Work to do
How many of the lines below include "this"? Give the number and no other words.

Dataset section
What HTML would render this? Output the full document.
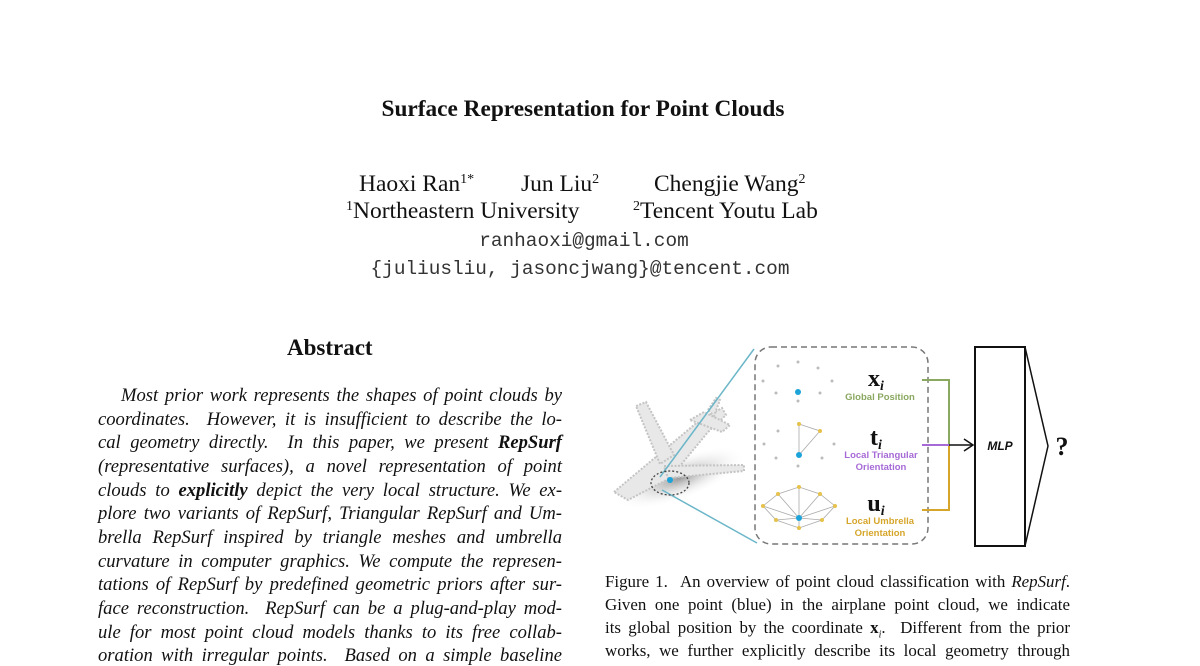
<!DOCTYPE html>
<html><head><meta charset="utf-8"><style>
body{margin:0;width:1200px;height:648px;background:#fff;position:relative;overflow:hidden;font-family:"Liberation Serif",serif;color:#111}
.a{position:absolute;white-space:nowrap}
.c{position:absolute;left:0;text-align:center;white-space:nowrap}
.l{position:absolute;left:98px;width:464px;font-style:italic;font-size:18.6px;text-align:justify;text-align-last:justify;white-space:nowrap;line-height:20px;margin-top:2px}
.f{position:absolute;left:605px;width:465px;font-size:16.9px;text-align:justify;text-align-last:justify;white-space:nowrap;line-height:20px;margin-top:1px}
sup{font-size:14px;vertical-align:8px;line-height:0}
.m{font-family:"Liberation Mono",monospace;font-size:19.4px;color:#333}
</style></head><body>
<div class="c" style="top:96px;width:1166px;font-weight:bold;font-size:23.3px">Surface Representation for Point Clouds</div>
<div class="a" style="top:171px;left:359px;font-size:23.5px">Haoxi Ran<sup>1*</sup></div>
<div class="a" style="top:171px;left:521px;font-size:23.5px">Jun Liu<sup>2</sup></div>
<div class="a" style="top:171px;left:654px;font-size:23.5px">Chengjie Wang<sup>2</sup></div>
<div class="a" style="top:198px;left:346px;font-size:23.5px"><sup>1</sup>Northeastern University</div>
<div class="a" style="top:198px;left:633px;font-size:23.5px"><sup>2</sup>Tencent Youtu Lab</div>
<div class="c m" style="top:230px;width:1168px">ranhaoxi@gmail.com</div>
<div class="c m" style="top:258px;width:1160px">{juliusliu, jasoncjwang}@tencent.com</div>
<div class="a" style="top:335px;left:287px;font-weight:bold;font-size:23px">Abstract</div>
<div class="l" style="top:384px;left:121px;width:441px">Most prior work represents the shapes of point clouds by</div>
<div class="l" style="top:408px">coordinates. &nbsp;However, it is insufficient to describe the lo-</div>
<div class="l" style="top:431px">cal geometry directly. &nbsp;In this paper, we present <b>RepSurf</b></div>
<div class="l" style="top:455px">(representative surfaces), a novel representation of point</div>
<div class="l" style="top:479px">clouds to <b>explicitly</b> depict the very local structure. We ex-</div>
<div class="l" style="top:502px">plore two variants of RepSurf, Triangular RepSurf and Um-</div>
<div class="l" style="top:526px">brella RepSurf inspired by triangle meshes and umbrella</div>
<div class="l" style="top:550px">curvature in computer graphics. We compute the represen-</div>
<div class="l" style="top:573px">tations of RepSurf by predefined geometric priors after sur-</div>
<div class="l" style="top:597px">face reconstruction. &nbsp;RepSurf can be a plug-and-play mod-</div>
<div class="l" style="top:621px">ule for most point cloud models thanks to its free collab-</div>
<div class="l" style="top:644px">oration with irregular points. &nbsp;Based on a simple baseline</div>
<div class="f" style="top:571px">Figure 1. &nbsp;An overview of point cloud classification with <i>RepSurf</i>.</div>
<div class="f" style="top:594px">Given one point (blue) in the airplane point cloud, we indicate</div>
<div class="f" style="top:617px">its global position by the coordinate <b>x</b><sub style="font-size:10px"><i>i</i></sub>. &nbsp;Different from the prior</div>
<div class="f" style="top:640px">works, we further explicitly describe its local geometry through</div>
<svg class="a" style="left:0;top:0" width="1200" height="648" viewBox="0 0 1200 648">
<defs><radialGradient id="sh"><stop offset="0" stop-color="#999"/><stop offset="1" stop-color="#fff" stop-opacity="0"/></radialGradient></defs>
<ellipse cx="680" cy="478" rx="70" ry="22" fill="url(#sh)" transform="rotate(-20 680 478)"/>
<g fill="#e8e8e8" stroke="#c4c4c4" stroke-width="2" stroke-dasharray="2 1.5">
<path d="M614 492 L700 420 L722 408 L726 415 L708 432 L670 478 L628 500 Z"/>
<path d="M636 406 L646 402 L674 455 L660 464 Z"/>
<path d="M664 466 L744 465 L744 471 L668 478 Z"/>
<path d="M690 420 L704 412 L730 425 L722 432 Z"/>
<path d="M708 410 L716 398 L720 400 L714 416 Z"/>
</g>
<line x1="660" y1="477" x2="754" y2="349" stroke="#6bb6c8" stroke-width="1.5"/>
<line x1="662" y1="490" x2="757" y2="543" stroke="#6bb6c8" stroke-width="1.5"/>
<ellipse cx="670" cy="483" rx="19" ry="12" fill="none" stroke="#444" stroke-width="1.3" stroke-dasharray="2 2"/>
<circle cx="670" cy="480" r="3" fill="#1ca3d8"/>
<rect x="755" y="347" width="173" height="197" rx="16" fill="none" stroke="#777" stroke-width="1.5" stroke-dasharray="6 4"/>
<g fill="#bbb">
<circle cx="778" cy="366" r="1.5"/><circle cx="798" cy="362" r="1.5"/><circle cx="818" cy="368" r="1.5"/><circle cx="763" cy="381" r="1.5"/><circle cx="832" cy="381" r="1.5"/><circle cx="776" cy="393" r="1.5"/><circle cx="820" cy="393" r="1.5"/><circle cx="798" cy="401" r="1.5"/>
<circle cx="778" cy="431" r="1.5"/><circle cx="764" cy="444" r="1.5"/><circle cx="834" cy="444" r="1.5"/><circle cx="776" cy="458" r="1.5"/><circle cx="822" cy="458" r="1.5"/><circle cx="798" cy="466" r="1.5"/>
</g>
<circle cx="798" cy="392" r="3" fill="#1ca3d8"/>
<g stroke="#aaa" stroke-width="0.8" fill="none"><path d="M799 424 L820 431 L799 455 Z"/>
<path d="M763 506 L778 494 L799 487 L820 494 L835 506 L822 520 L799 528 L776 520 Z M799 518 L763 506 M799 518 L778 494 M799 518 L799 487 M799 518 L820 494 M799 518 L835 506 M799 518 L822 520 M799 518 L799 528 M799 518 L776 520"/></g>
<g fill="#e6c24a"><circle cx="799" cy="424" r="2"/><circle cx="820" cy="431" r="2"/>
<circle cx="763" cy="506" r="2"/><circle cx="778" cy="494" r="2"/><circle cx="799" cy="487" r="2"/><circle cx="820" cy="494" r="2"/><circle cx="835" cy="506" r="2"/><circle cx="822" cy="520" r="2"/><circle cx="799" cy="528" r="2"/><circle cx="776" cy="520" r="2"/></g>
<circle cx="799" cy="455" r="3" fill="#1ca3d8"/><circle cx="799" cy="518" r="3" fill="#1ca3d8"/>
<g font-family="Liberation Serif" font-weight="bold" font-size="24" fill="#111" text-anchor="middle">
<text x="876" y="386">x<tspan font-size="14" font-style="italic" dy="4">i</tspan></text>
<text x="876" y="445">t<tspan font-size="14" font-style="italic" dy="4">i</tspan></text>
<text x="876" y="511">u<tspan font-size="14" font-style="italic" dy="4">i</tspan></text></g>
<g font-family="Liberation Sans" font-weight="bold" font-size="9.5" text-anchor="middle">
<text x="880" y="400" fill="#8aa860">Global Position</text>
<text x="881" y="458" fill="#a66ad6">Local Triangular</text>
<text x="881" y="470" fill="#a66ad6">Orientation</text>
<text x="880" y="524" fill="#d6a62a">Local Umbrella</text>
<text x="880" y="536" fill="#d6a62a">Orientation</text></g>
<path d="M922 380 H949 V445" stroke="#8aa860" stroke-width="2" fill="none"/>
<path d="M922 510 H949 V445" stroke="#d6a62a" stroke-width="2" fill="none"/>
<line x1="922" y1="445" x2="949" y2="445" stroke="#a66ad6" stroke-width="2"/>
<line x1="949" y1="445" x2="972" y2="445" stroke="#111" stroke-width="1.5"/>
<path d="M964 439 L973 445 L964 451" stroke="#111" stroke-width="1.5" fill="none"/>
<rect x="975" y="347" width="50" height="199" fill="#fff" stroke="#111" stroke-width="2"/>
<path d="M1025 347 L1048 446 L1025 546" stroke="#111" stroke-width="1.5" fill="none"/>
<text x="1000" y="450" font-family="Liberation Sans" font-style="italic" font-weight="bold" font-size="12" text-anchor="middle" fill="#111">MLP</text>
<text x="1062" y="455" font-family="Liberation Serif" font-weight="bold" font-size="26" text-anchor="middle" fill="#111">?</text>
</svg>
</body></html>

Answer to the task
2